Output the lines exactly, from the one where "What React, TypeScript" appears through the one where "L0.01,0 L0,0.01 Z" appears. Images are left out.

EXCERPTED RECORDS:
────────────────────

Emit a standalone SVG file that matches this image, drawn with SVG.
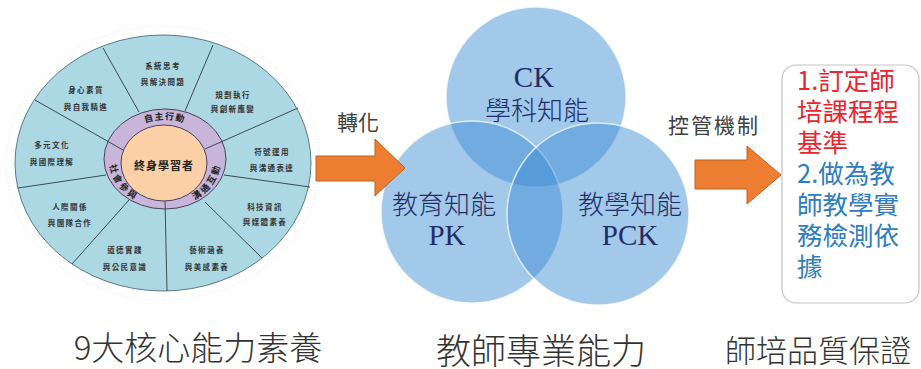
<svg xmlns="http://www.w3.org/2000/svg" width="921" height="369" viewBox="0 0 921 369">
<style>
.seg{font-family:"Noto Sans CJK TC","Noto Sans CJK SC",sans-serif;font-size:7.5px;fill:#333;letter-spacing:1.4px;text-anchor:middle;font-weight:bold}
.band{font-family:"Noto Sans CJK TC","Noto Sans CJK SC",sans-serif;font-size:9px;fill:#222;letter-spacing:1.5px;font-weight:bold}
.div{stroke:#3d4a50;stroke-width:1;fill:none}
.venn{fill:#3a8bd3;fill-opacity:0.47;stroke:#ffffff;stroke-opacity:0.7;stroke-width:1.5}
.vt{font-family:"Noto Sans CJK TC","Noto Sans CJK SC",sans-serif;font-size:26px;fill:#1f2f66;text-anchor:middle;font-weight:300}
.vl{font-family:"Liberation Serif","Noto Sans CJK TC",serif;font-size:29px;fill:#1f2f66;text-anchor:middle}
.arrow{fill:#ed7d31;stroke:#c0601e;stroke-width:1}
.lbl{font-family:"Noto Sans CJK TC","Noto Sans CJK SC",sans-serif;font-size:21px;fill:#404040}
.cap{font-family:"Noto Sans CJK TC","Noto Sans CJK SC",sans-serif;fill:#333;font-weight:300;text-anchor:middle}
.bx{font-family:"Noto Sans CJK TC","Noto Sans CJK SC",sans-serif;font-size:25.5px}
.red{fill:#e8262f}
.blue{fill:#2e7dc0}
</style>
<defs>
<path id="arcTop" d="M125.2,131.7 A52,44 0 0 1 204.8,131.7"/>
<path id="arcLeft" d="M116.1,145 A52,44 0 0 0 156,203.3"/>
<path id="arcRight" d="M174,203.3 A52,44 0 0 0 213.9,145"/>
</defs>

<g id="wheel">
<ellipse cx="163" cy="163" rx="157" ry="137" fill="none" stroke="#e4e4e4" stroke-width="1" stroke-dasharray="1 2"/>
<ellipse cx="163" cy="163" rx="148" ry="128" fill="#acd8e4" stroke="#5a7a86" stroke-width="1"/>
<line class="div" x1="139" y1="112" x2="103" y2="48"/>
<line class="div" x1="185" y1="111" x2="213" y2="45"/>
<line class="div" x1="224" y1="175" x2="310" y2="187"/>
<line class="div" x1="205" y1="202" x2="262" y2="258"/>
<line class="div" x1="129" y1="200" x2="72" y2="264"/>
<line class="div" x1="106" y1="175" x2="18" y2="188"/>
<ellipse cx="165" cy="159" rx="61" ry="50" fill="#c8b5d9" stroke="#4a4060" stroke-width="1"/>
<line class="div" x1="205" y1="149" x2="298" y2="108"/>
<line class="div" x1="165" y1="199" x2="167" y2="291"/>
<line class="div" x1="123" y1="150" x2="35" y2="100"/>
<ellipse cx="164" cy="163" rx="43" ry="38" fill="#fbd0a6" stroke="#4a4060" stroke-width="1"/>
<text x="164" y="170" font-family="Noto Sans CJK TC,Noto Sans CJK SC,sans-serif" font-size="11px" font-weight="bold" fill="#222" text-anchor="middle" letter-spacing="1">終身學習者</text>
<text class="band"><textPath href="#arcTop" startOffset="50%" text-anchor="middle" dominant-baseline="central">自主行動</textPath></text>
<text class="band"><textPath href="#arcLeft" startOffset="50%" text-anchor="middle" dominant-baseline="central">社會參與</textPath></text>
<text class="band"><textPath href="#arcRight" startOffset="50%" text-anchor="middle" dominant-baseline="central">溝通互動</textPath></text>
<text class="seg" x="163" y="69">系統思考</text><text class="seg" x="163" y="85">與解決問題</text>
<text class="seg" x="233" y="98">規劃執行</text><text class="seg" x="233" y="112">與創新應變</text>
<text class="seg" x="272" y="155">符號運用</text><text class="seg" x="272" y="171">與溝通表達</text>
<text class="seg" x="265" y="210">科技資訊</text><text class="seg" x="265" y="225">與媒體素養</text>
<text class="seg" x="207" y="253">藝術涵養</text><text class="seg" x="207" y="270">與美感素養</text>
<text class="seg" x="125" y="253">道德實踐</text><text class="seg" x="125" y="270">與公民意識</text>
<text class="seg" x="70" y="210">人際關係</text><text class="seg" x="70" y="226">與團隊合作</text>
<text class="seg" x="52" y="148">多元文化</text><text class="seg" x="52" y="165">與國際理解</text>
<text class="seg" x="86" y="93">身心素質</text><text class="seg" x="86" y="110">與自我精進</text>
</g>

<g id="venn">
<circle class="venn" cx="536" cy="97" r="90"/>
<circle class="venn" cx="472" cy="212" r="91"/>
<circle class="venn" cx="598" cy="214" r="91"/>
<text class="vl" x="534" y="87">CK</text>
<text class="vt" x="537" y="120">學科知能</text>
<text class="vt" x="444" y="214">教育知能</text>
<text class="vl" x="447" y="245">PK</text>
<text class="vt" x="630" y="214">教學知能</text>
<text class="vl" x="630" y="245">PCK</text>
</g>

<g id="box">
<rect x="782" y="65" width="137" height="238" rx="14" fill="#fff" stroke="#c4c4c4" stroke-width="1.2"/>
<text class="bx red" x="797" y="90">1.訂定師</text>
<text class="bx red" x="797" y="121">培課程程</text>
<text class="bx red" x="797" y="152">基準</text>
<text class="bx blue" x="797" y="183">2.做為教</text>
<text class="bx blue" x="797" y="214">師教學實</text>
<text class="bx blue" x="797" y="245">務檢測依</text>
<text class="bx blue" x="797" y="276">據</text>
</g>

<g id="connectors">
<polygon class="arrow" points="316,156 375,156 375,139 405,168 375,196 375,181 316,181"/>
<polygon class="arrow" points="695,160 747,160 747,146 781,175 747,204 747,189 695,189"/>
<text class="lbl" x="337" y="130">轉化</text>
<text class="lbl" x="668" y="133" letter-spacing="2">控管機制</text>
</g>

<g id="captions">
<text class="cap" x="198" y="360" font-size="33px">9大核心能力素養</text>
<text class="cap" x="541" y="364" font-size="35px">教師專業能力</text>
<text class="cap" x="818" y="362" font-size="31px">師培品質保證</text>
</g>
</svg>
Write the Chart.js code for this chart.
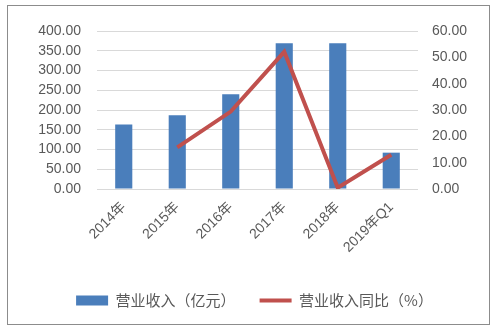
<!DOCTYPE html>
<html>
<head>
<meta charset="utf-8">
<script src="https://cdn.jsdelivr.net/npm/chart.js@4/dist/chart.umd.min.js"></script>
<style>
  html,body{margin:0;padding:0;background:#fff;}
  #box{position:absolute;left:7px;top:5px;width:481px;height:318px;border:1px solid #8c8c8c;}
  canvas{display:block;}
</style>
</head>
<body>
<div id="box"><canvas id="chart" width="481" height="318"></canvas></div>
<script>
var categories = ["2014年","2015年","2016年","2017年","2018年","2019年Q1"];
var revenue = [163, 187, 240, 369, 369, 92];
var revenueYoY = [null, 15.8, 29.4, 52.1, 0.5, 13.0];
var leftTicks = [0, 400, 50];
var rightTicks = [0, 60, 10];

var textColor = "#595959";
var latin = "'Liberation Sans', 'Noto Sans CJK SC', sans-serif";

var ctx = document.getElementById("chart");
new Chart(ctx, {
  data: {
    labels: categories,
    datasets: [
      {type: "line", label: "营业收入同比（%）", data: revenueYoY, yAxisID: "y1",
       borderColor: "#C0504D", backgroundColor: "#C0504D", borderWidth: 4,
       pointRadius: 0, pointStyle: "line", tension: 0, order: 0},
      {type: "bar", label: "营业收入（亿元）", data: revenue, yAxisID: "y",
       backgroundColor: "#4A7EBB", borderWidth: 0, pointStyle: "rect",
       barPercentage: 0.32, categoryPercentage: 1, order: 1}
    ]
  },
  options: {
    responsive: false,
    animation: false,
    layout: {padding: {top: 25, left: 12, right: 0, bottom: 6}},
    plugins: {
      tooltip: {enabled: false},
      legend: {
        position: "bottom",
        reverse: true,
        labels: {
          usePointStyle: true, pointStyleWidth: 32, boxHeight: 10,
          padding: 24, color: textColor,
          font: {family: "'Noto Sans CJK SC', sans-serif", size: 15}
        }
      }
    },
    scales: {
      x: {
        grid: {display: false}, border: {display: false},
        ticks: {color: textColor, minRotation: 45, maxRotation: 45, padding: 2,
                font: {family: latin, size: 14}},
        afterFit: function(s) { s.height = 80; }
      },
      y: {
        position: "left", min: leftTicks[0], max: leftTicks[1],
        grid: {color: "#D9D9D9", drawTicks: false}, border: {display: false},
        ticks: {stepSize: leftTicks[2], autoSkip: false, color: textColor, padding: 16,
                font: {family: latin, size: 14},
                callback: function(v) { return v.toFixed(2); }},
        afterFit: function(s) { s.width = 77; }
      },
      y1: {
        position: "right", min: rightTicks[0], max: rightTicks[1],
        grid: {display: false, drawTicks: false}, border: {display: false},
        ticks: {stepSize: rightTicks[2], autoSkip: false, color: textColor, padding: 14,
                font: {family: latin, size: 14},
                callback: function(v) { return v.toFixed(2); }},
        afterFit: function(s) { s.width = 71; }
      }
    }
  }
});
</script>
</body>
</html>
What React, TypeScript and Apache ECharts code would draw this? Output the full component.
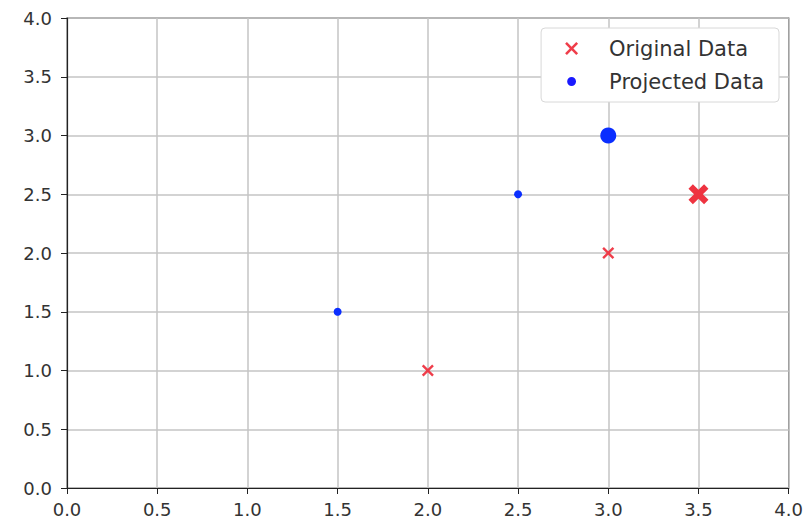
import React, { useEffect, useRef } from "react";
import * as echarts from "echarts";

const originalX = [2, 3, 3, 3.5];
const originalY = [1, 2, 3, 2.5];
const originalBig = [false, false, false, true];
const projectedX = [1.5, 2.5, 3];
const projectedY = [1.5, 2.5, 3];
const projectedBig = [false, false, true];
const axisTicks = [0, 0.5, 1, 1.5, 2, 2.5, 3, 3.5, 4];

const THIN_X = "path://M0,1.4 L1.4,0 L5,3.6 L8.6,0 L10,1.4 L6.4,5 L10,8.6 L8.6,10 L5,6.4 L1.4,10 L0,8.6 L3.6,5 Z";
const THICK_X = "path://M0,2.2 L2.2,0 L5,2.8 L7.8,0 L10,2.2 L7.2,5 L10,7.8 L7.8,10 L5,7.2 L2.2,10 L0,7.8 L2.8,5 Z";
const LEGEND_DOT = "path://M0,0 L0.01,0 L0,0.01 Z M10,10 L9.99,10 L10,9.99 Z M8.4,5 A3.4,3.4 0 1 1 1.6,5 A3.4,3.4 0 1 1 8.4,5 Z";

export default function App() {
  const ref = useRef<HTMLDivElement>(null);
  useEffect(() => {
    if (!ref.current) return;
    const chart = echarts.init(ref.current, null, { renderer: "svg" });
    const font = "DejaVu Sans";
    const axisCommon = {
      type: "value" as const,
      min: axisTicks[0],
      max: axisTicks[axisTicks.length - 1],
      interval: 0.5,
      axisLine: { show: true, onZero: false, lineStyle: { color: "#222", width: 1.2 } },
      axisTick: { show: true, inside: false, length: 6, lineStyle: { color: "#222" } },
      axisLabel: {
        color: "#333",
        fontSize: 18,
        fontFamily: font,
        formatter: (v: number) => v.toFixed(1),
      },
      splitLine: { show: true, lineStyle: { color: "#c4c4c4", width: 1.5 } },
    };
    chart.setOption({
      animation: false,
      backgroundColor: "#ffffff",
      grid: {
        left: 67,
        top: 18,
        right: 17,
        bottom: 36,
        show: true,
        borderColor: "#222",
        borderWidth: 1.2,
      },
      xAxis: { ...axisCommon, axisLabel: { ...axisCommon.axisLabel, margin: 12 } },
      yAxis: { ...axisCommon, axisLabel: { ...axisCommon.axisLabel, margin: 15 } },
      legend: {
        right: 27,
        top: 28,
        orient: "vertical",
        backgroundColor: "#ffffff",
        borderColor: "#d8d8d8",
        borderWidth: 1,
        borderRadius: 4,
        padding: [10, 15, 10, 24],
        itemGap: 12,
        itemWidth: 13,
        itemHeight: 13,
        textStyle: {
          fontSize: 21,
          fontFamily: font,
          color: "#333",
          lineHeight: 20,
          padding: [0, 0, 0, 26],
        },
        data: [
          { name: "Original Data", icon: THIN_X, itemStyle: { color: "#ee3340" } },
          { name: "Projected Data", icon: LEGEND_DOT, itemStyle: { color: "#1a1aff" } },
        ],
      },
      series: [
        {
          name: "Original Data",
          type: "scatter",
          symbol: THIN_X,
          symbolSize: 12,
          itemStyle: { color: "#ee3340", opacity: 0.95 },
          z: 2,
          data: originalX.map((x, i) =>
            originalBig[i]
              ? { value: [x, originalY[i]], symbol: THICK_X, symbolSize: 20, itemStyle: { opacity: 1 } }
              : { value: [x, originalY[i]] }
          ),
        },
        {
          name: "Projected Data",
          type: "scatter",
          symbol: "circle",
          symbolSize: 8,
          itemStyle: { color: "#0a2eff", opacity: 1 },
          z: 3,
          data: projectedX.map((x, i) =>
            projectedBig[i]
              ? { value: [x, projectedY[i]], symbolSize: 16 }
              : { value: [x, projectedY[i]] }
          ),
        },
      ],
    });
    return () => chart.dispose();
  }, []);
  return <div ref={ref} style={{ width: 806, height: 524, position: "absolute", left: 0, top: 0 }} />;
}
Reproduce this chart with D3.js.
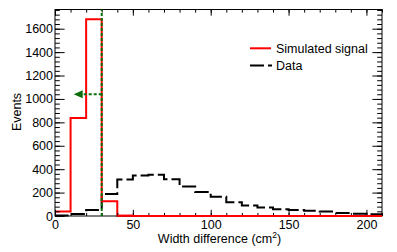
<!DOCTYPE html>
<html>
<head>
<meta charset="utf-8">
<script src="https://cdn.jsdelivr.net/npm/d3@7"></script>
<style>
  html, body { margin: 0; padding: 0; background: #fff; }
  svg { display: block; font-family: "Liberation Sans", Arial, sans-serif; }
</style>
</head>
<body>
<svg id="chart" width="397" height="252"></svg>
<script>
// ---- data ----
const binLow = [0,10,20,30,40,50,60,70,80,90,100,110,120,130,140,150,160,170,180,190,200];
const binWidth = 10;
const signalValues = [38,838,1680,125,2,0,0,0,0,0,0,0,0,0,0,0,0,0,0,0,0];
const dataValues = [4,18,52,188,312,345,352,315,252,206,165,118,90,72,58,52,44,38,26,20,16];
const xTicks = [0,50,100,150,200];
const yTicks = [0,200,400,600,800,1000,1200,1400,1600];
const legendLabels = ["Simulated signal", "Data"];
const cutValue = 30;
const arrowLevel = 1040;
const arrowTip = 12;
const xDomain = [0, 210];
const yDomain = [0, 1764];

// ---- layout ----
const svg = d3.select("#chart");
const L = 55, R = 382, T = 9.5, B = 216;
const x = d3.scaleLinear().domain(xDomain).range([L, R]);
const y = d3.scaleLinear().domain(yDomain).range([B, T]);
const fontSize = 12.5;

function histPoints(vals) {
  const pts = [[binLow[0], 0]];
  vals.forEach((v, i) => pts.push([binLow[i], v]));
  const last = binLow[binLow.length - 1] + binWidth;
  pts.push([last, vals[vals.length - 1]]);
  pts.push([last, 0]);
  return pts;
}
const line = d3.line().x(d => x(d[0])).y(d => y(d[1])).curve(d3.curveStepAfter);

// clip
svg.append("clipPath").attr("id", "clip").append("rect")
  .attr("x", L).attr("y", T - 1).attr("width", R - L).attr("height", B - T + 2);

const plot = svg.append("g").attr("clip-path", "url(#clip)");

// data histogram (black dashed)
plot.append("path").attr("d", line(histPoints(dataValues)))
  .attr("fill", "none").attr("stroke", "#000").attr("stroke-width", 2)
  .attr("stroke-dasharray", "14,4");

// signal histogram (red)
plot.append("path").attr("d", line(histPoints(signalValues)))
  .attr("fill", "none").attr("stroke", "#ff0000").attr("stroke-width", 2);

// ---- axes ----
const yMinor = d3.range(0, yDomain[1], 40);
const xMinor = d3.range(0, xDomain[1] + 0.1, 10);

function styleAxis(g) {
  g.select(".domain").remove();
  g.selectAll("line").attr("stroke", "#000").attr("stroke-width", 1);
  g.selectAll("text").attr("font-size", fontSize).attr("fill", "#000")
    .attr("font-family", "Liberation Sans, Arial, sans-serif");
}

// left
svg.append("g").attr("transform", `translate(${L},0)`)
  .call(d3.axisLeft(y).tickValues(yMinor).tickSize(-4.8).tickFormat(""))
  .call(styleAxis);
svg.append("g").attr("transform", `translate(${L},0)`)
  .call(d3.axisLeft(y).tickValues(yTicks).tickSize(-9.6).tickPadding(2).tickFormat(d3.format("d")))
  .call(styleAxis);
// right
svg.append("g").attr("transform", `translate(${R},0)`)
  .call(d3.axisRight(y).tickValues(yMinor).tickSize(-4.8).tickFormat(""))
  .call(styleAxis);
svg.append("g").attr("transform", `translate(${R},0)`)
  .call(d3.axisRight(y).tickValues(yTicks).tickSize(-9.6).tickFormat(""))
  .call(styleAxis);
// bottom
svg.append("g").attr("transform", `translate(0,${B})`)
  .call(d3.axisBottom(x).tickValues(xMinor).tickSize(-3.1).tickFormat(""))
  .call(styleAxis);
svg.append("g").attr("transform", `translate(0,${B})`)
  .call(d3.axisBottom(x).tickValues(xTicks).tickSize(-6.2).tickPadding(4).tickFormat(d3.format("d")))
  .call(styleAxis);
// top
svg.append("g").attr("transform", `translate(0,${T})`)
  .call(d3.axisTop(x).tickValues(xMinor).tickSize(-3.1).tickFormat(""))
  .call(styleAxis);
svg.append("g").attr("transform", `translate(0,${T})`)
  .call(d3.axisTop(x).tickValues(xTicks).tickSize(-6.2).tickFormat(""))
  .call(styleAxis);

// frame
svg.append("rect").attr("x", L).attr("y", T).attr("width", R - L).attr("height", B - T)
  .attr("fill", "none").attr("stroke", "#000").attr("stroke-width", 1);

// red zero line drawn over the frame bottom (signal bins at 0)
svg.append("path").attr("d", line(histPoints(signalValues).slice(5)))
  .attr("fill", "none").attr("stroke", "#ff0000").attr("stroke-width", 2);

// ---- cut line + arrow (green) ----
const green = "#0a6e0a";
svg.append("line")
  .attr("x1", x(cutValue)).attr("x2", x(cutValue))
  .attr("y1", y(0)).attr("y2", y(yDomain[1]))
  .attr("stroke", green).attr("stroke-width", 2).attr("stroke-dasharray", "3,2");
const headLen = 9, headHalf = 4;
svg.append("line")
  .attr("x1", x(cutValue)).attr("x2", x(arrowTip) + headLen)
  .attr("y1", y(arrowLevel)).attr("y2", y(arrowLevel))
  .attr("stroke", green).attr("stroke-width", 2).attr("stroke-dasharray", "3,2");
svg.append("path")
  .attr("d", `M${x(arrowTip)},${y(arrowLevel)} L${x(arrowTip) + headLen},${y(arrowLevel) - headHalf} L${x(arrowTip) + headLen},${y(arrowLevel) + headHalf} Z`)
  .attr("fill", green);

// ---- titles ----
const xt = svg.append("text").attr("x", 219.5).attr("y", 243)
  .attr("text-anchor", "middle").attr("font-size", fontSize).attr("fill", "#000");
xt.append("tspan").text("Width difference (cm");
xt.append("tspan").attr("font-size", 8.5).attr("dy", -5).text("2");
xt.append("tspan").attr("dy", 5).text(")");

svg.append("text").attr("transform", "translate(20.5,112) rotate(-90)")
  .attr("text-anchor", "middle").attr("font-size", fontSize).attr("fill", "#000")
  .text("Events");

// ---- legend ----
const leg = svg.append("g");
leg.append("line").attr("x1", 250).attr("x2", 271).attr("y1", 48.3).attr("y2", 48.3)
  .attr("stroke", "#ff0000").attr("stroke-width", 2);
leg.append("text").attr("x", 276).attr("y", 48.3).attr("dy", "0.35em")
  .attr("font-size", fontSize).attr("fill", "#000").text(legendLabels[0]);
leg.append("line").attr("x1", 250).attr("x2", 272).attr("y1", 65.5).attr("y2", 65.5)
  .attr("stroke", "#000").attr("stroke-width", 2).attr("stroke-dasharray", "14,4");
leg.append("text").attr("x", 276).attr("y", 65.5).attr("dy", "0.35em")
  .attr("font-size", fontSize).attr("fill", "#000").text(legendLabels[1]);
</script>
</body>
</html>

────────────────────

ANSWER FOR THE TASK:
What React, TypeScript and Apache ECharts code would draw this? Output the full component.
import React, { useEffect, useRef } from "react";
import * as echarts from "echarts";

const originalX = [2, 3, 3, 3.5];
const originalY = [1, 2, 3, 2.5];
const originalBig = [false, false, false, true];
const projectedX = [1.5, 2.5, 3];
const projectedY = [1.5, 2.5, 3];
const projectedBig = [false, false, true];
const axisTicks = [0, 0.5, 1, 1.5, 2, 2.5, 3, 3.5, 4];

const THIN_X = "path://M0,1.4 L1.4,0 L5,3.6 L8.6,0 L10,1.4 L6.4,5 L10,8.6 L8.6,10 L5,6.4 L1.4,10 L0,8.6 L3.6,5 Z";
const THICK_X = "path://M0,2.2 L2.2,0 L5,2.8 L7.8,0 L10,2.2 L7.2,5 L10,7.8 L7.8,10 L5,7.2 L2.2,10 L0,7.8 L2.8,5 Z";
const LEGEND_DOT = "path://M0,0 L0.01,0 L0,0.01 Z M10,10 L9.99,10 L10,9.99 Z M8.4,5 A3.4,3.4 0 1 1 1.6,5 A3.4,3.4 0 1 1 8.4,5 Z";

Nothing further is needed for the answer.